Coming Soon: Eruption

They say that you enjoy things more when you had to work for them. I wonder if that is true if I watched someone else working for them, too, because the guy at the copy shop sure did work for the print-and-play preview of Eruption Now, let me make this absolutely clear: the amount of work is not Eruption‘s fault at all, the PDF was perfectly formatted – but the copy shop had a broken printer driver that changed the orientation between portrait and landscape completely at random and insisted to scale some pages to fit the paper even after three people saw that option was disabled. I have to admit, though: I had fun watching the poor guy struggle with his printers, at least that was one computer problem I didn’t have to solve! But after 40 very enjoyable minutes we left the shop with a new shiny new print version of Eruption.

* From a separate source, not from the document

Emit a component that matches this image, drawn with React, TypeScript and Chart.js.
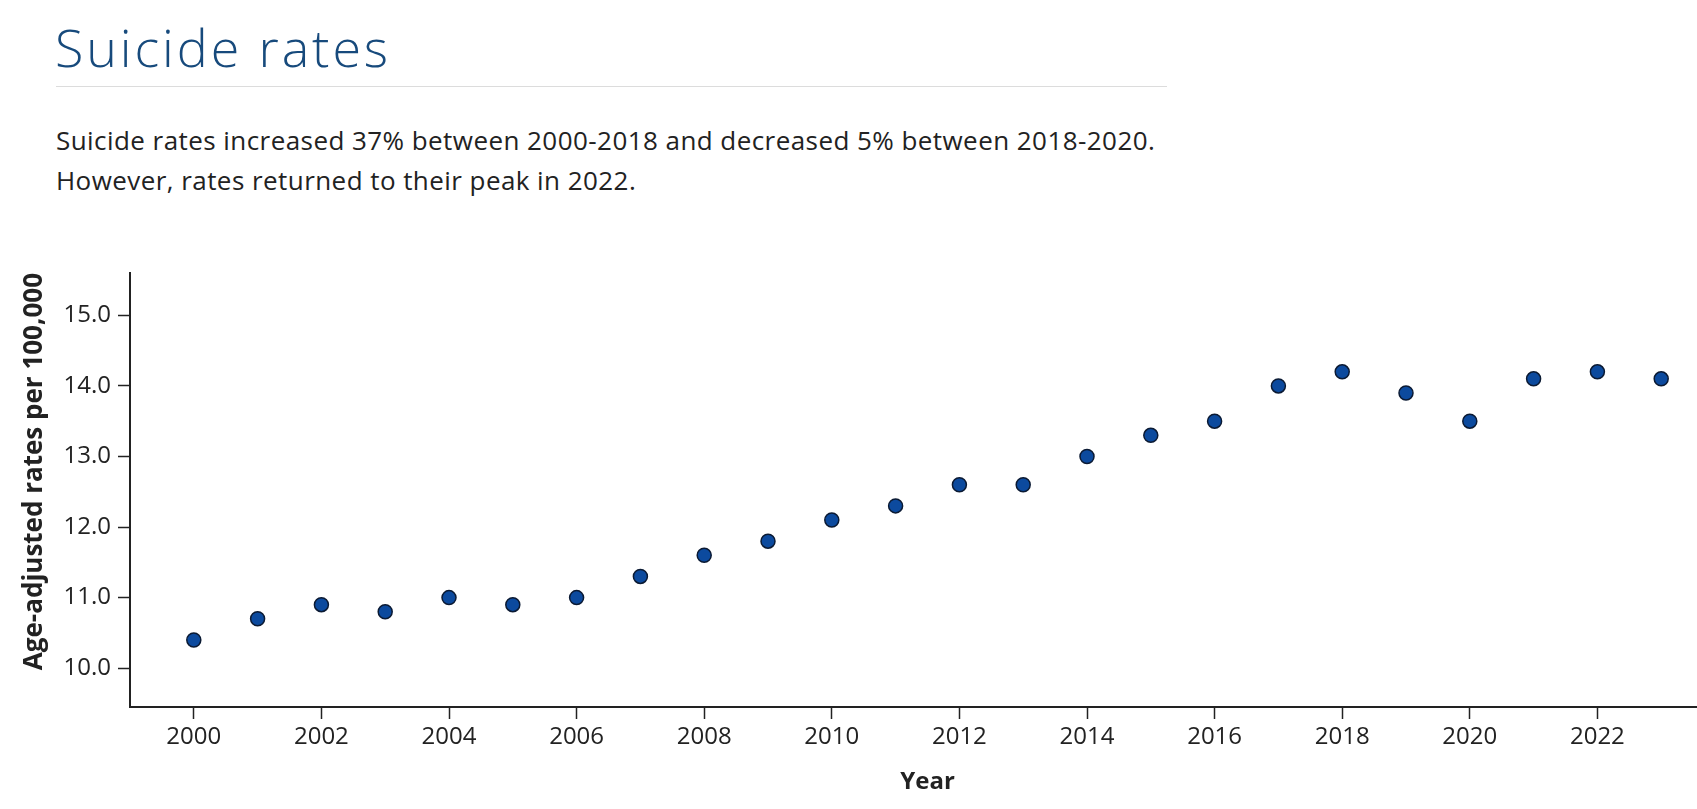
import React, { useEffect, useRef } from "react";
import { Chart, registerables } from "chart.js";

Chart.register(...registerables);

const years = [
  2000, 2001, 2002, 2003, 2004, 2005, 2006, 2007, 2008, 2009, 2010, 2011,
  2012, 2013, 2014, 2015, 2016, 2017, 2018, 2019, 2020, 2021, 2022, 2023,
];
const rates = [
  10.4, 10.7, 10.9, 10.8, 11.0, 10.9, 11.0, 11.3, 11.6, 11.8, 12.1, 12.3,
  12.6, 12.6, 13.0, 13.3, 13.5, 14.0, 14.2, 13.9, 13.5, 14.1, 14.2, 14.1,
];
const titleText = "Suicide rates";
const subtitleLines = [
  "Suicide rates increased 37% between 2000-2018 and decreased 5% between 2018-2020.",
  "However, rates returned to their peak in 2022.",
];
const xAxisTitle = "Year";
const yAxisTitle = "Age-adjusted rates per 100,000";
const xRange = [1999, 2024];
const yRange = [9.45, 15.6];
const lastXTick = 2022;

const FONT = "'Open Sans', 'Noto Sans', sans-serif";

export default function App() {
  const ref = useRef<HTMLCanvasElement>(null);

  useEffect(() => {
    if (!ref.current) return;
    const chart = new Chart(ref.current, {
      type: "scatter",
      data: {
        datasets: [
          {
            data: years.map((y, i) => ({ x: y, y: rates[i] })),
            backgroundColor: "#0c4a9e",
            borderColor: "#0b1a33",
            borderWidth: 1.5,
            pointRadius: 7,
            pointHoverRadius: 7,
          },
        ],
      },
      options: {
        animation: false,
        responsive: false,
        devicePixelRatio: 1,
        layout: { padding: { top: 33, right: 15, bottom: 0, left: 0 } },
        plugins: {
          legend: { display: false },
          tooltip: { enabled: false },
        },
        scales: {
          x: {
            type: "linear",
            min: xRange[0],
            max: xRange[1],
            afterFit: (s: any) => {
              s.height = 102;
            },
            afterBuildTicks: (s: any) => {
              s.ticks = s.ticks.filter((t: any) => t.value <= lastXTick);
            },
            ticks: {
              stepSize: 2,
              includeBounds: false,
              autoSkip: false,
              maxRotation: 0,
              padding: 4,
              color: "#222",
              font: { family: FONT, size: 24 },
              callback: (v: any) => String(v),
            },
            grid: {
              drawOnChartArea: false,
              drawTicks: true,
              tickLength: 12,
              tickColor: "#222",
              tickWidth: 1.5,
            },
            border: { display: true, color: "#222", width: 2 },
            title: {
              display: true,
              text: xAxisTitle,
              color: "#222",
              font: { family: FONT, size: 24, weight: "bold" },
              padding: { top: 0, bottom: 12 },
            },
          },
          y: {
            type: "linear",
            min: yRange[0],
            max: yRange[1],
            afterFit: (s: any) => {
              s.width = 130;
            },
            ticks: {
              stepSize: 1,
              includeBounds: false,
              padding: 7,
              color: "#222",
              font: { family: FONT, size: 24 },
              callback: (v: any) => Number(v).toFixed(1),
            },
            grid: {
              drawOnChartArea: false,
              drawTicks: true,
              tickLength: 12,
              tickColor: "#222",
              tickWidth: 1.5,
            },
            border: { display: true, color: "#222", width: 2 },
            title: {
              display: true,
              text: yAxisTitle,
              align: "end",
              color: "#222",
              font: { family: FONT, size: 26, weight: "bold" },
              padding: { top: 19, bottom: 0 },
            },
          },
        },
      },
    });
    return () => chart.destroy();
  }, []);

  return (
    <div
      style={{
        position: "fixed",
        inset: 0,
        overflow: "hidden",
        background: "#fff",
      }}
    >
      <div
        style={{
          position: "absolute",
          left: 55,
          top: 20.5,
          fontFamily: FONT,
          fontWeight: 300,
          fontSize: 52,
          lineHeight: "52px",
          color: "#174a7c",
          whiteSpace: "nowrap",
          letterSpacing: 2.9,
        }}
      >
        {titleText}
      </div>
      <div
        style={{
          position: "absolute",
          left: 56,
          top: 86,
          width: 1111,
          height: 1,
          background: "#dcdcdc",
        }}
      />
      <div
        style={{
          position: "absolute",
          left: 56,
          top: 120,
          fontFamily: FONT,
          fontSize: 26,
          lineHeight: "40px",
          letterSpacing: 0.44,
          color: "#222",
          whiteSpace: "nowrap",
        }}
      >
        {subtitleLines.map((l, i) => (
          <div key={i}>{l}</div>
        ))}
      </div>
      <canvas
        ref={ref}
        width={1740}
        height={569}
        style={{ position: "absolute", left: 0, top: 240, width: 1740, height: 569 }}
      />
    </div>
  );
}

Watching others struggle is – completely coincidentally – not only the main theme of my little print shop drama but also of the game. Chris James’ Eruption is set on a small tropical island with six coastal villages. People are happy on the little island, spending their days fishing, and eating coconuts and their nights dancing and drinking. Until, one day, a low rumbling shakes the island, the ocean recedes from the shores, the animals go crazy: the old volcano in the centre of the island is erupting, and no amount of sacrificed coconut beer is going to stop it. You’ll want to save your village, of course, but that is only part of the game: you also want to burn the other guys.

The Wall
The Wall

To achieve that, everyone is placing lava tiles on the island map and trying to direct the lava flows to the opponents’ villages. To defend yourself, you place walls in the lava’s way which has a dice roll chance to withstand the lava. For every lava flow that reaches your village, your villagers slowly start boiling: the temperature rises on the Burn Meter, basically a negative victory point track. In the end, the coolest player wins, so it’s a lot like high school. Eruption is a tile-laying game with a strong potential for making enemies, but from the few games I played so far, it goes beyond that and adds some depth: the biggest part of that depth comes from the fact that having your village boiled brings you a ton of advantages – apart from a painful death, that is. Three “Danger Zones” on the burn meter allow the first player to reach them to place an eruption tile on the board, an additional spring for lava flows. Even more importantly, each danger zone grants players additional privileges: place more walls, draw more action cards and finally place an additional lava tile on your turn. At least in three and four players, these additional privileges can become very significant and pushing a player into the next danger zone without the means to finish him soon grants him a big advantage on his next turn.

This doesn’t hide the fact that some luck is involved in playing Eruption, but it does add a level of strategy that makes the game very enjoyable without slowing it down: Eruption plays quickly and speeds up a bit more as more people enter the final danger zone. I haven’t had a chance to play in five or six players yet; I expect it will be more chaotic but I don’t see any reason why it shouldn’t be fun.

Stratus Games, who kindly supplied us with this preview version, is currently offering Eruption preorders for the release in October either on its own or as a package with other Stratus Games games.